Hale Farm & Village depicts rural life in the Western Reserve through the experiences of three generations of Hales, from pioneer Jonathan Hale's arrival in 1810 through the bequest of the family farm to WRHS by his great-granddaughter, Clara Belle Ritchie, in 1956. Her will directed WRHS to "establish The Hale Farm as a museum, open to the public to the end that the greatest number of persons may be informed as to the history and culture of the Western Reserve." In 1973, The Hale Farm was listed on the National Register of Historic Places as the Jonathan Hale Homestead.

Located in the heart of the Cuyahoga Valley National Park, Hale Farm & Village is the ultimate outdoor classroom with thirty-two historic structures, heritage breeds of livestock, gardens and crop fields, costumed staff, early American craft and trade demonstrations, and a year-round calendar of educational and public programs and community events that explore the rich, rural American experience in the Western Reserve.

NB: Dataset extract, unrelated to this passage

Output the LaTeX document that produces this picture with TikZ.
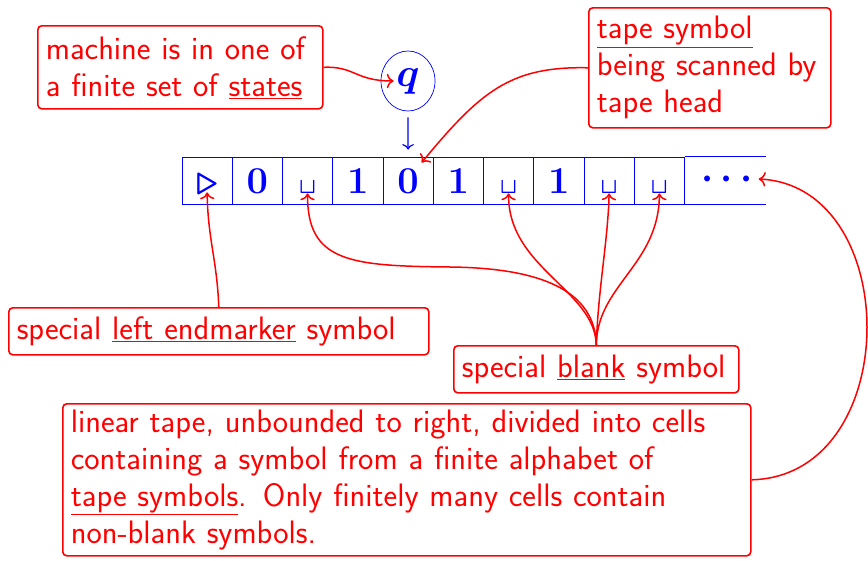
\RequirePackage{fix-cm}
\documentclass[tikz,border=0pt]{standalone}
\usetikzlibrary{arrows.meta,shapes.geometric}
\newcommand\tblank{{\fontsize{22}{22}\selectfont$\sqcup$}}
\begin{document}
\begin{tikzpicture}[x=1pt,y=-1pt,
  every node/.style={font=\sffamily\fontsize{32.5}{37}\selectfont},
  rbox/.style={draw=red, text=red, line width=1.6pt, rounded corners=4pt, anchor=north west, align=left, inner xsep=8pt, inner ysep=0pt},
  cellbox/.style={draw=blue, line width=0.8pt, minimum width=50.25pt, minimum height=47pt, inner sep=0pt, text=blue, text height=25pt, text depth=0pt, font=\fontsize{38}{40}\selectfont\boldmath},
  rarr/.style={draw=red, line width=1.5pt, -{To[scale=1.4]}},
  barr/.style={draw=blue, line width=1.2pt, -{To[scale=1.3]}},
]
\useasboundingbox (0,0) rectangle (868,560);

% boxes
\node[rbox, minimum width=285pt, minimum height=83pt, text width=269pt] (box1) at (37,25) {machine is in one of\\a finite set of \underline{states}};
\node[rbox, minimum width=242pt, minimum height=120pt, text width=226pt] (tbox) at (588,7) {\underline{tape symbol}\\being scanned by\\tape head};
\node[rbox, minimum width=420pt, minimum height=47pt, text width=404pt] (lbox) at (8,307) {special \underline{left endmarker} symbol};
\node[rbox, minimum width=285pt, minimum height=47pt, text width=269pt] (bbox) at (453,345) {special \underline{blank} symbol};
\node[rbox, minimum width=688pt, minimum height=152pt, text width=672pt] (bigbox) at (62,403) {linear tape, unbounded to right, divided into cells\\containing a symbol from a finite alphabet of\\\underline{tape symbols}. Only finitely many cells contain\\non-blank symbols.};

% state
\node[draw=blue, ellipse, line width=0.7pt, minimum width=54pt, minimum height=60pt, inner sep=0pt, text=blue, font=\fontsize{40}{40}\selectfont\boldmath] (q) at (408,81) {$q$};

% tape
\node[cellbox] (c1) at (207.1,180.5) {$\triangleright$};
\node[cellbox] (c2) at (257.4,180.5) {$\mathbf{0}$};
\node[cellbox] (c3) at (307.6,180.5) {\tblank};
\node[cellbox] (c4) at (357.9,180.5) {$\mathbf{1}$};
\node[cellbox] (c5) at (408.1,180.5) {$\mathbf{0}$};
\node[cellbox] (c6) at (458.4,180.5) {$\mathbf{1}$};
\node[cellbox] (c7) at (508.6,180.5) {\tblank};
\node[cellbox] (c8) at (558.9,180.5) {$\mathbf{1}$};
\node[cellbox] (c9) at (609.1,180.5) {\tblank};
\node[cellbox] (c10) at (659.4,180.5) {\tblank};
\draw[blue, line width=0.8pt] (c10.north east) -- ++(81,0);
\draw[blue, line width=0.8pt] (c10.south east) -- ++(81,0);
\node[text=blue, font=\fontsize{38}{40}\selectfont\boldmath, inner sep=0pt] (dots) at (727,179) {$\cdots$};

% target points
\coordinate (t1) at ([yshift=12pt]c1.south);
\coordinate (t3) at ([yshift=11pt]c3.south);
\coordinate (t5) at ([xshift=-12pt,yshift=-6pt]c5.north east);
\coordinate (t7) at ([yshift=11pt]c7.south);
\coordinate (t9) at ([yshift=11pt]c9.south);
\coordinate (t10) at ([yshift=11pt]c10.south);

% connectors
\draw[barr, shorten <=6pt, shorten >=7pt] (q.south) -- (c5.north);
\draw[rarr] (box1.east) .. controls (355,66) and (355,81) .. ([xshift=13pt]q.west);
\draw[rarr] (tbox.west) .. controls (510,66) and (480,92) .. (t5);
\draw[rarr] (lbox.north) .. controls (217,260) and (208,240) .. (t1);
\draw[rarr] (bbox.north) .. controls (595,290) and (540,268) .. (450,267) .. controls (350,266) and (307,262) .. (t3);
\draw[rarr] (bbox.north) .. controls (595,290) and (508,268) .. (t7);
\draw[rarr] (bbox.north) .. controls (598,290) and (608,240) .. (t9);
\draw[rarr] (bbox.north) .. controls (597,285) and (659,265) .. (t10);
\draw[rarr] (bigbox.east) .. controls (904,476) and (904,186) .. ([xshift=6pt]dots.east);
\end{tikzpicture}
\end{document}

=== Hale Farm structures ===

- Jonathan Hale House (built 1825–1827); the house was one of only two all-brick buildings in the Cuyahoga Valley at the time of its construction.
- Jonathan Goldsmith House (built c. 1830) was built for the William Peck Robinson family in Willoughby, Ohio by Jonathan Gillett Goldsmith (1784–1847)
- Fritch Log Cabin
- Log Smoke House
- Sugar House
- Sawmill
- The John A. McAlonan Carriage Manufactory
- The Stow House
- The Saltbox House
- The Jagger House
- Schoolhouse
- The Land Office
- The Mary Ann Sears Swetland Memorial Meetinghouse
- The Wade Law Office
- The Jonathan E. Herrick House
- The Aten Log Barn

==Other properties==
- Shandy Hall, located in Geneva, Ohio, was constructed in 1815 by Col. Robert Harper, a son of Alexander Harper, namesake of the township and the first permanent settler in that area. Built in 1815, Shandy Hall is an example of early life and architecture found in the Western Reserve. Shandy Hall is under preservation and is not currently available for public visitation.
- Loghurst, built in 1805 in Canfield, Ohio, is thought to be the oldest residence in the Western Reserve. Loghurst continues to be part of the WRHS Collection of historic buildings and properties. Today, the Canfield Heritage Foundation maintains the property and public operation. Canfield Heritage Foundation offers additional information.
- The society also owned and operated Lawnfield, President James A. Garfield's home in Mentor, Ohio, from 1936, when it was donated by the Garfield family, until 2008, when it was turned over to the National Park Service.